The key to this not-so-hidden gem of a sequence is just how different the stakes are with Gloria. And how little traditional gaming compensation the player receives for, well, opting to care about a virtual stranger without so much as a named credit on IMDB. See, Gloria doesn’t make me feel powerful. She can provide no backup, no level progress, and hides no rare trophy in her programming. No, Gloria is just a person whose life I get to make better—and if I care to check-in from time to time, I get to see how that life takes a number of positive turns. Given some free web-slinging time, I’m enabled to watch Gloria’s wise use of the second chance she’s given when I save her skin.
She makes me feel like I matter. Me. Not Spider-Man. Not even Peter Parker.
Me: the guy on the couch who saw a familiar face among the residents of the shelter a chapter or two later and headed on over, despite a map marker in different direction. “Hey, you’re Peter, right?” Gloria says upon seeing moi/Peter Parker. She tells me Spider-Man turned her on to this place.
“Oh yeah…I mean that’s great!” comes the response. She never finds out my secret identity. So her friendship with Parker/me is based on genuine kindness. Mutual respect.
And I could have missed the entirety of her story after our first meeting. I might never have known what I’d missed. Gloria’s development isn’t dependent on the player after she is rescued: it’s our win if we bother to take the time to see her making changes for herself inspired by that first rescue. Spider-Man opens a door for her. She walks through it whether the player visits her or not.
As long as we care to look, we’re treated to seeing our deeds bear fruit for someone we helped. It reminds me most clearly of moments in another masterpiece focused on the power of our choices: the rightly-beloved Chrono Trigger for the SNES. Here, as in that much-lauded game, we may take extra steps to check on those we’ve touched or we can barrel through and miss the depth of the storytelling.
Marvel’s Spider-Man, too, contains treasure buried just beneath the surface to let us get closer to inhabiting a living game-world where our work has observable short and long-term consequences for regular people caught up in the wake of super-humans, Norse gods and the like.
That’s not to say that the traditional path in Spider-Man is lacking or less than engrossing.
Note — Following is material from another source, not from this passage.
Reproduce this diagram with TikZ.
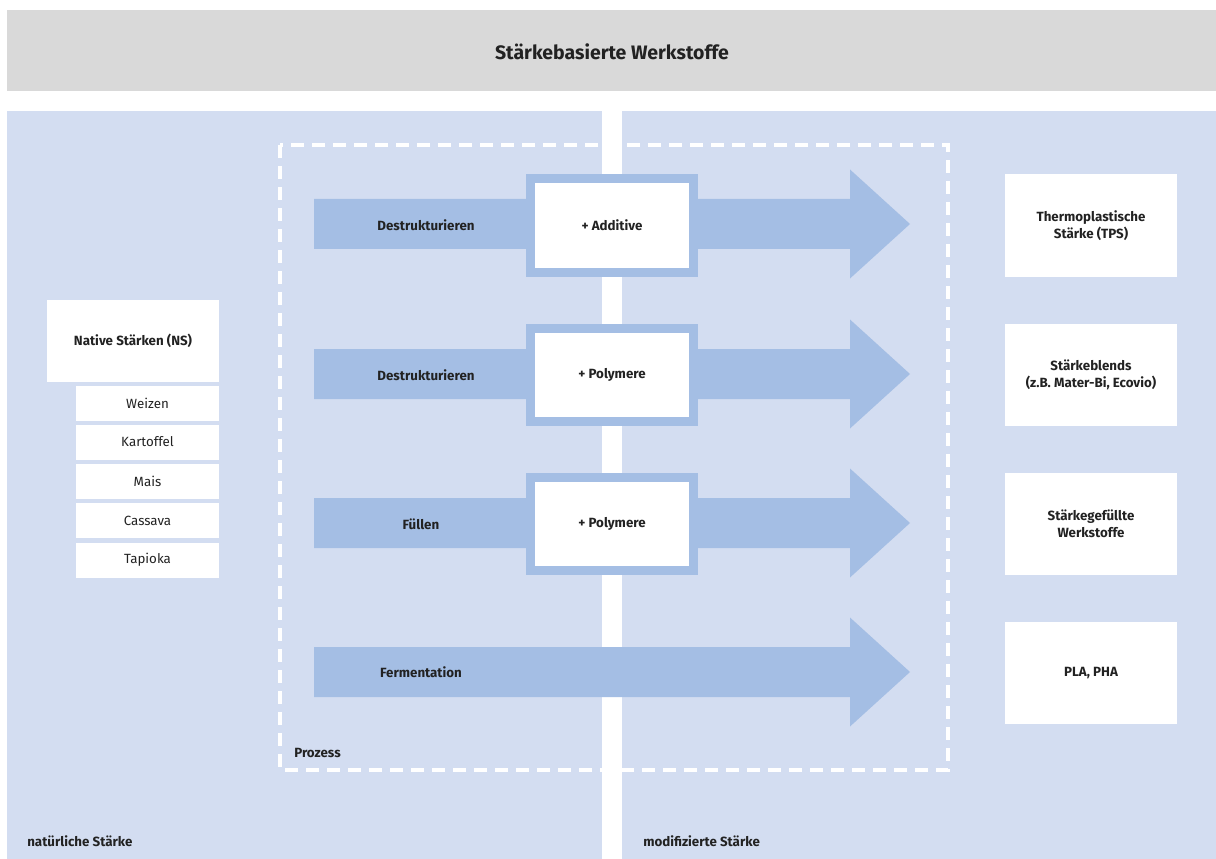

The game is finely-tuned fun and offers heaps of extrinsic rewards like trophies for taking advantage of Spidey’s moveset and the engine’s abilities.
But it’s a host of smaller, quieter moments—best represented by my experience with tough-as-nails survivor Gloria—where I, the once and future devourer of worlds, felt the most joy. And those moments are where the game moves from solid action-adventure to likely Game-of-the-Year candidate.
Only players willing to seek Gloria out inside the F.E.A.S.T. shelter between story missions—and she does not always appear in the same spot, though she develops favorite haunts—will witness her evolution. Only those folks willing to really walk in the compassionate footsteps of your Friendly Neighborhood Spider-Man will find Gloria easing into the social structure of the shelter, gaining confidence in herself, practicing interview skills, securing a job, and taking genuine steps in finding a place of her own to call home.
Obviously there is the matter of Mr. Negative, Electro, and the Kingpin to handle. Failing to protect the city from these evil-doers means Game Over.
But Gloria’s entirely missable growth makes saving the city matter. Yes, Spider-Man will end up greasing Rhino’s boot-bottoms if I fail to counter in time. Far more intense, though, is knowing that, if I fail, Gloria and the dozen other minor characters whose stories I became surprisingly invested in will suffer and die. I’m saving people, after all, not a city. And Marvel’s Spider-Man invests enough attention to character that Gloria isn’t alone in my super-powered heart. By the closing act of the game, Gloria, the Morales family, and other supporting characters all matter to me in their own, distinct ways. Take F.E.A.S.T.’s elderly bickering, chess-playing quasi-couple, Cam and Eileen. If Silver Sable puts a hole in my head, I’ll never know which of these salty codgers won their days-long match: and I’ll never find out if Eileen ever reconnected with her estranged daughter.
This is Parker’s town, which makes it mine, which makes it Gloria’s.
Spider-Man is great not because it gifts me all the superpowers of Peter Parker’s masked alter-ego (and to be sure, it does…I’ve webbed folks to walls, I’ve skimmed the tops of buildings on web lines trimmed with chemical-reaction-in-progress detail): it’s great because it lets me decide just how deeply I appreciate why I’m using them. Why it matters when I triumph. Why I take pains not to mess up. Why I’m fighting at all.
I felt proud for beating this game. But more than that, I felt happy—genuinely happy—that I’d saved people worth saving this time. Few games carry that off with more care than Marvel’s Spider-Man. I hope it’s catching.
I hear Gloria is being promoted to manager soon. That means more to me than I expected. I’m sure, in some other game, I’ll turn a shambling corpse’s head into a canoe soon. But as the gore flies, my mind will turn fondly back to Gloria, hoping she’s keeping the grinders going at the coffee shop.